» **GOAL**
Please return exactly the run of lines that begins with the line containing "What D3.js code" and ends with the line containing "const kihid = stack(tabel);", pictures excluded.

» **MATERIAL FOR THIS EXERCISE**
^^^^

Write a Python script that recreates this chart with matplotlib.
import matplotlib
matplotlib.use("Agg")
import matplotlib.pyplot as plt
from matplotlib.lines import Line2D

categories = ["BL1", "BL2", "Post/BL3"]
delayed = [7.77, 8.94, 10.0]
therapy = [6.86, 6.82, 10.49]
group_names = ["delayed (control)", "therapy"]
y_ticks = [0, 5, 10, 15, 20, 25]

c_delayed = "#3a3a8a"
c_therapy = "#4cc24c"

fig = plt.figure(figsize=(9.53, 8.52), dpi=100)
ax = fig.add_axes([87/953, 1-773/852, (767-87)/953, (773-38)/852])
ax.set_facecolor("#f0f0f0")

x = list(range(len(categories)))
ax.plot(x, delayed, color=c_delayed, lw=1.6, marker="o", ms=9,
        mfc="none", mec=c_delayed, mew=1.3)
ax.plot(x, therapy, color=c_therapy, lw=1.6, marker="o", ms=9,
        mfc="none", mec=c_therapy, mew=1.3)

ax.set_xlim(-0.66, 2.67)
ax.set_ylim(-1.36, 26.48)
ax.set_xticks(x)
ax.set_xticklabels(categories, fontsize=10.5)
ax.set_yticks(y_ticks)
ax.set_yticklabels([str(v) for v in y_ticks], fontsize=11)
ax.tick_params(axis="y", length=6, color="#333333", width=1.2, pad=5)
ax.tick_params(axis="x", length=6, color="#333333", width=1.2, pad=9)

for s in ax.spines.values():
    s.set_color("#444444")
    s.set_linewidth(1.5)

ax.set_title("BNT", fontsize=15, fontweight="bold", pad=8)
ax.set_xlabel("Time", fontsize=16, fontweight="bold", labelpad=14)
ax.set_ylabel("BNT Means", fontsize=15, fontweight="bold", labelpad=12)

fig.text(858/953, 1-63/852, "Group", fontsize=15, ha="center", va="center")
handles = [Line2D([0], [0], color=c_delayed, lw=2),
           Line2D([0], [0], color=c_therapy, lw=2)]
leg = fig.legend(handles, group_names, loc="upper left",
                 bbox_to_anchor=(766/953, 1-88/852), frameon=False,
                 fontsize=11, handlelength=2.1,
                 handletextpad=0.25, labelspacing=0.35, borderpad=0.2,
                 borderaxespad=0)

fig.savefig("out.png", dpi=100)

^^^^

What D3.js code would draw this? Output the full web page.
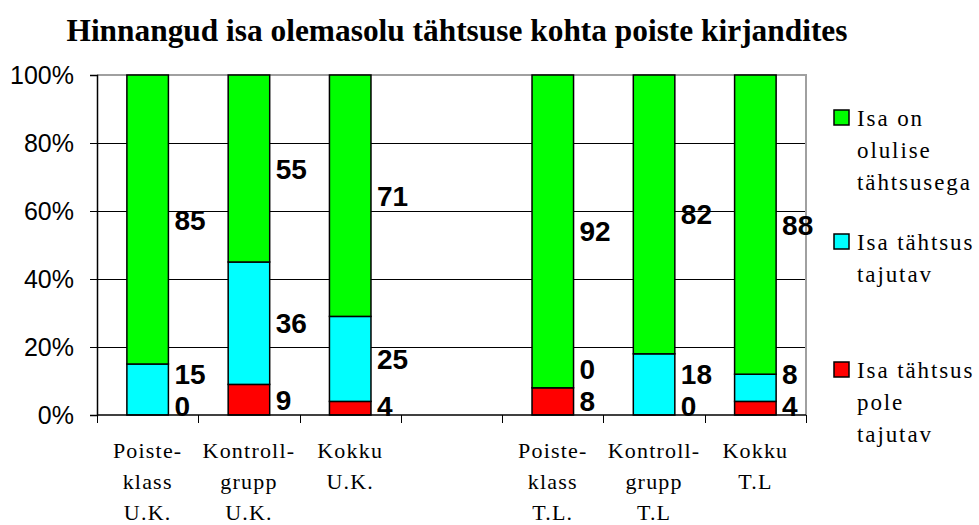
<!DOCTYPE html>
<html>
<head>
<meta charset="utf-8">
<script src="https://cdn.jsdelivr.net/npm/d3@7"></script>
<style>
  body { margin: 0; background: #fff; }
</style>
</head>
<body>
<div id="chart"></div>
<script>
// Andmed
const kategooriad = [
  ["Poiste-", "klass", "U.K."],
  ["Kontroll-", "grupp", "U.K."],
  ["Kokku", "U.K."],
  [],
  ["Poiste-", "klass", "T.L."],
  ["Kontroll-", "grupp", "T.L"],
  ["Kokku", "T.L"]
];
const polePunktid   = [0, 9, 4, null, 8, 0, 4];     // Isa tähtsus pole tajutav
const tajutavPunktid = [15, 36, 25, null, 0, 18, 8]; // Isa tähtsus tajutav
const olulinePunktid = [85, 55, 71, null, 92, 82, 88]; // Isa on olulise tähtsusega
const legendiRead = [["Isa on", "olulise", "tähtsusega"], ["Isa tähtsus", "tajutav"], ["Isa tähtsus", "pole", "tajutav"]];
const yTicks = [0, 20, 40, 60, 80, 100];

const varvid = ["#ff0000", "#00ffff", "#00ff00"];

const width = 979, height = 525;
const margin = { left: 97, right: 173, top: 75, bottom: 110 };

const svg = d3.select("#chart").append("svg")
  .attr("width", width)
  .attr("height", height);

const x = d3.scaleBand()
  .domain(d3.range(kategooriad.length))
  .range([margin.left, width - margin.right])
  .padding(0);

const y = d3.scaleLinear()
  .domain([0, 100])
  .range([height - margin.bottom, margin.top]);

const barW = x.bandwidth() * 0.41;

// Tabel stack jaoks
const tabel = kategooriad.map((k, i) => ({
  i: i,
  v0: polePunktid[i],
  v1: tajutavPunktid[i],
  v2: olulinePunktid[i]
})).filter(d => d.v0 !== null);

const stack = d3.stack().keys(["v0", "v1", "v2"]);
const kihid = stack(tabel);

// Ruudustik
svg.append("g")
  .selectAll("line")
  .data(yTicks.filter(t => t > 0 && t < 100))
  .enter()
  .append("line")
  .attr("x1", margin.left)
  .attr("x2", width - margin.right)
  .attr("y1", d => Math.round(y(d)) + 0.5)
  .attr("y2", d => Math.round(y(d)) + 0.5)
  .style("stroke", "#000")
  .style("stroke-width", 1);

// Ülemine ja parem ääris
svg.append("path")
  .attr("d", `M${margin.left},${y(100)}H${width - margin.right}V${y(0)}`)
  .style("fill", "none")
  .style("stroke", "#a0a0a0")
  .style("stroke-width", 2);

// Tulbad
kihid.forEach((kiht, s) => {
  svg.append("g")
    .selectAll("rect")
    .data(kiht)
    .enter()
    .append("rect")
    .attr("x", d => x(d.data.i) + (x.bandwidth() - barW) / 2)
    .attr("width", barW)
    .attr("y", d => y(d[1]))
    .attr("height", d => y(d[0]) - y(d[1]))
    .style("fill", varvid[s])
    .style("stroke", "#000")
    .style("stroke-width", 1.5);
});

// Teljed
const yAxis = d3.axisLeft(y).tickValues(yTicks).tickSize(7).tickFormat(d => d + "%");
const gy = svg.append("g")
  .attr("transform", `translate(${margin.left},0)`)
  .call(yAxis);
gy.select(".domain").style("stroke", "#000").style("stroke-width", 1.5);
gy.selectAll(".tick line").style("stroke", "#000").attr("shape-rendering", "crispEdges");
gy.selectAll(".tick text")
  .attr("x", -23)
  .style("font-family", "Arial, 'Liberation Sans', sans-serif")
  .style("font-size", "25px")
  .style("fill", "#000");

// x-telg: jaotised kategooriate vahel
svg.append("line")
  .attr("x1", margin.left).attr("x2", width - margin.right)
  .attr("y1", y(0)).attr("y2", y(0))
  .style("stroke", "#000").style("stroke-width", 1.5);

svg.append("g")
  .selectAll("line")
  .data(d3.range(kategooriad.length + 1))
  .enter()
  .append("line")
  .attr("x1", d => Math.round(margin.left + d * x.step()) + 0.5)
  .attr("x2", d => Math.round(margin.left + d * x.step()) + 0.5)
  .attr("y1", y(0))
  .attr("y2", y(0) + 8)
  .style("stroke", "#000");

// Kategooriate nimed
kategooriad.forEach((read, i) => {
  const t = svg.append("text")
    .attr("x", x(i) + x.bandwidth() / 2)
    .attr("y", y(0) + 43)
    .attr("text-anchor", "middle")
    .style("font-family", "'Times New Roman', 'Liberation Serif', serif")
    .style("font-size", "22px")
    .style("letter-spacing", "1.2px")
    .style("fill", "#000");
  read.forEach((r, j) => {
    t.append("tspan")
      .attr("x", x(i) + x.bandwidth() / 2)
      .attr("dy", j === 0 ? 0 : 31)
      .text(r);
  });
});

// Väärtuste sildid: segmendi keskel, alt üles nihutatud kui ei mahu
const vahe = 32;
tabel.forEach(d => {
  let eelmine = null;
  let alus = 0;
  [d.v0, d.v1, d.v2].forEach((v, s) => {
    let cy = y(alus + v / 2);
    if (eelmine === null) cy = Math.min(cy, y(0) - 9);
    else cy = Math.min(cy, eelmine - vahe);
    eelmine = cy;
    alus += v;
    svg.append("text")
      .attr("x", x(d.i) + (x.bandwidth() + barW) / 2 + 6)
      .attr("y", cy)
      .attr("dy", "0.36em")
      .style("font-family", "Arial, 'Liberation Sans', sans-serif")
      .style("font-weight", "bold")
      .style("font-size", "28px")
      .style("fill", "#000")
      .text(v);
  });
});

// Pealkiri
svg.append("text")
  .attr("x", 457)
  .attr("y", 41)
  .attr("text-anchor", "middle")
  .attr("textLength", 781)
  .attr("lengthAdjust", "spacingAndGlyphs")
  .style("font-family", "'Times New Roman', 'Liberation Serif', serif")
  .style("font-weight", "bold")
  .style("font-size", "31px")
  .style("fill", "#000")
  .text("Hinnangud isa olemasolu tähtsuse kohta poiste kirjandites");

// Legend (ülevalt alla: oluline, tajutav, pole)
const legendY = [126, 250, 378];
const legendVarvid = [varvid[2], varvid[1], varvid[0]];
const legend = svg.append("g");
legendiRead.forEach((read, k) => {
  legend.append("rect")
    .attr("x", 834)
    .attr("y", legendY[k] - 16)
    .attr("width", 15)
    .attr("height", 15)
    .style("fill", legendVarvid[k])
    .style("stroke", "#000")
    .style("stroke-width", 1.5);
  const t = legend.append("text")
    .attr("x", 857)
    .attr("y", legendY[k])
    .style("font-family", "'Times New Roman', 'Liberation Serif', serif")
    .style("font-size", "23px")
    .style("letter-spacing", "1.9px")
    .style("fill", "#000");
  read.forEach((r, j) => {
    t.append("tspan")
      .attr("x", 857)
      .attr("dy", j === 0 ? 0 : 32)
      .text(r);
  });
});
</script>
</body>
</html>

^^^^

» **THE REPLY**
What D3.js code would draw this? Output the full web page.
<!DOCTYPE html>
<html>
<head>
<meta charset="utf-8">
<script src="https://cdn.jsdelivr.net/npm/d3@7"></script>
<style>
  body { margin: 0; background: #fff; }
</style>
</head>
<body>
<div id="chart"></div>
<script>
// Andmed
const kategooriad = [
  ["Poiste-", "klass", "U.K."],
  ["Kontroll-", "grupp", "U.K."],
  ["Kokku", "U.K."],
  [],
  ["Poiste-", "klass", "T.L."],
  ["Kontroll-", "grupp", "T.L"],
  ["Kokku", "T.L"]
];
const polePunktid   = [0, 9, 4, null, 8, 0, 4];     // Isa tähtsus pole tajutav
const tajutavPunktid = [15, 36, 25, null, 0, 18, 8]; // Isa tähtsus tajutav
const olulinePunktid = [85, 55, 71, null, 92, 82, 88]; // Isa on olulise tähtsusega
const legendiRead = [["Isa on", "olulise", "tähtsusega"], ["Isa tähtsus", "tajutav"], ["Isa tähtsus", "pole", "tajutav"]];
const yTicks = [0, 20, 40, 60, 80, 100];

const varvid = ["#ff0000", "#00ffff", "#00ff00"];

const width = 979, height = 525;
const margin = { left: 97, right: 173, top: 75, bottom: 110 };

const svg = d3.select("#chart").append("svg")
  .attr("width", width)
  .attr("height", height);

const x = d3.scaleBand()
  .domain(d3.range(kategooriad.length))
  .range([margin.left, width - margin.right])
  .padding(0);

const y = d3.scaleLinear()
  .domain([0, 100])
  .range([height - margin.bottom, margin.top]);

const barW = x.bandwidth() * 0.41;

// Tabel stack jaoks
const tabel = kategooriad.map((k, i) => ({
  i: i,
  v0: polePunktid[i],
  v1: tajutavPunktid[i],
  v2: olulinePunktid[i]
})).filter(d => d.v0 !== null);

const stack = d3.stack().keys(["v0", "v1", "v2"]);
const kihid = stack(tabel);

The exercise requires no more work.